Fundamental risk

Q10B, exam 2005. Can I say systemmatic risk instead of fundamental risk? I think they are the same thing. - sticky

more or less… but fundamental risk is only used in the context of long-short and pair trades (not using a perfect substitute), while systematic risk is used in the context of long-short and also in the context of long only

I said systemmatic risk in my answer. Should I give mark to myself? :slight_smile: - sticky

fundamental = unsystematic. When you diversify the systematic risk, you are left with the fundamental risk.

from memory it’s the risk one faces due to limited perfect substitutes…

Sorry Sticky no points as Fsa-sucker points out Fundamental is Unsystematic b/c its Idiosyncratic risk.

No, fundamental is both systematic + unsystematic risk

Fundamental is Company specific, so hence should be only Unsystematic

not sure about this, but because of fundamental risk, you are exposed to systematic risk, as you are not “market neutral” so, actually, I guess fundamental is not a “comparable” term to systematic or unsystematic risk. It is just one risk that “triggers” other risks

i believe fundamental risk is just a risk that affects company.

^CSK so you are agreeing its not systematic then :slight_smile:

I agree with willy. Fundamental = Company Specific = Unsystematic.

No http://financial-education.com/2007/10/09/fundamental-risk-and-arbitrage-strategies/ As i said fundamental risk is both systematic and unsystematic.

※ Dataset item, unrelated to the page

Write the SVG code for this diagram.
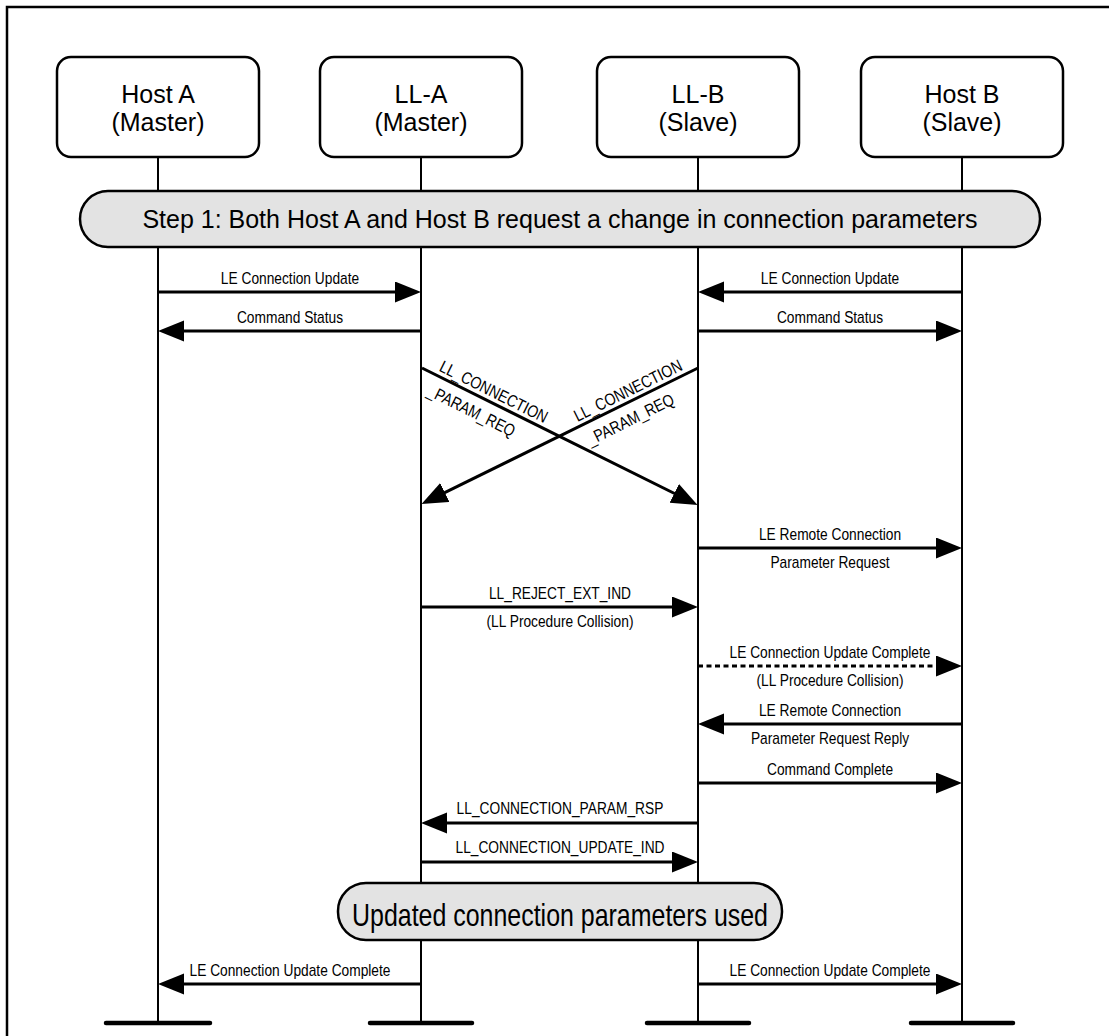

CSK, you are like a See-Saw today :slight_smile:

Systematic fundamental risk, the object of traditional asset pricing theory, is related to exposures to non-diversifiable, economy-wide risk factors. In a frictionless economy with rational investors, all comovement in stock prices should be related to changes in systematic fundamentals. Firm-specific fundamental risk is related to changes in firm-specific fundamentals that are uncorrelated across firms. In the traditional view, such risk is diversifiable. Ok so we are both right :slight_smile: I guess it depends on teh context.

if you say so :wink:

a good example of fundamental risk is a risk of major earthquake, and this can be both considered systematic and unsystematic it is unsystematic in a sence that it will impact the companies directly affected by it, and systematic in a sence that it will also affect the overall market, and it can’t be diversified

^ thats idiosyncratic risk

Not to throw a wrench in this thread but one thing I have been unlear about is condition #2 from below. Can anyone provide color. i saw it discussed before but hard to crystallize concept in my head. Persistent mispricing – two general conditions cause persistent mispriced securities 1) risk-averse arbitrageurs – ie no perfect substitutes exist 2) Systematic fundamental risk – since it is systematic, it cannot be diversified away.

volkovv Wrote: ------------------------------------------------------- > a good example of fundamental risk is a risk of > major earthquake, and this can be both considered > systematic and unsystematic > > it is unsystematic in a sence that it will impact > the companies directly affected by it, and > systematic in a sence that it will also affect the > overall market, and it can’t be diversified so Mr. Volkov (kak vas tam po imeni ochestvu) did we agree that fundamental is both systematic and non-systematic :)?